Our hero goes to a friend or a workmate or a relative who, just coincidentally–or not so coincidentally if the writer has laid the groundwork well—happens to work in the department that can give him the information and says, “Please. I need this.” Sometimes, depending on the movie or the book, it’s a matter of life or death.

So the friend/workmate/relative goes off to get the information for them.

And that’s where my credibility stops and something inside of me starts screaming, “Do you realise what you have just done?”

Nowadays information is better protected than it ever was and in any big company, and in many small ones, there’s an audit trail of who accessed which bit of data and when. Not only that, you can’t look up just anyone’s data. If the friend/workmate/relative goes outside their need to know they start tripping security flags. Someone is going to investigate.

The penalty for accessing data you’re not allowed to is instant dismissal.

Even if the breach is small. Even if it doesn’t hurt anyone.

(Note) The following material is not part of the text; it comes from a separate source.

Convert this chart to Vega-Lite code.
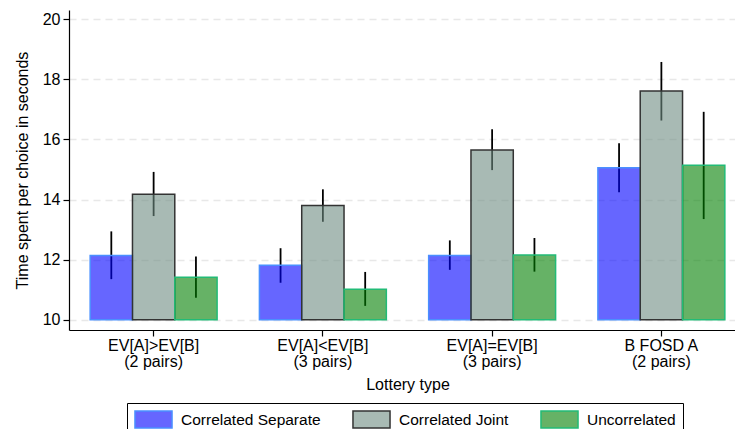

What can the secondary character say? “But it’s life or death for my friend.”

Most bosses would reply something along the lines of, “He should have gone to the police then. Or come to the boss here and explained the problem.” Which of course, the hero can’t do because a) no-one would believe him, and b) they still wouldn’t give him what he needed to know, which is why the hero got his friend to do it in the first place.

Collateral damage to secondary characters is a fact of fiction.

I accept that.

I don’t know why this particular case bothers me more than most. Maybe it’s because it’s such a thoughtless thing to do and because the consequences for the secondary character can be devastating. Maybe (probably) it’s because I and many of my friends work in environments where data is protected and we have seen first-hand the effects of even minor security lapses.

To me it makes for a selfish hero, so focused on his own problems that he doesn’t consider anyone else. That always makes me like him a little less.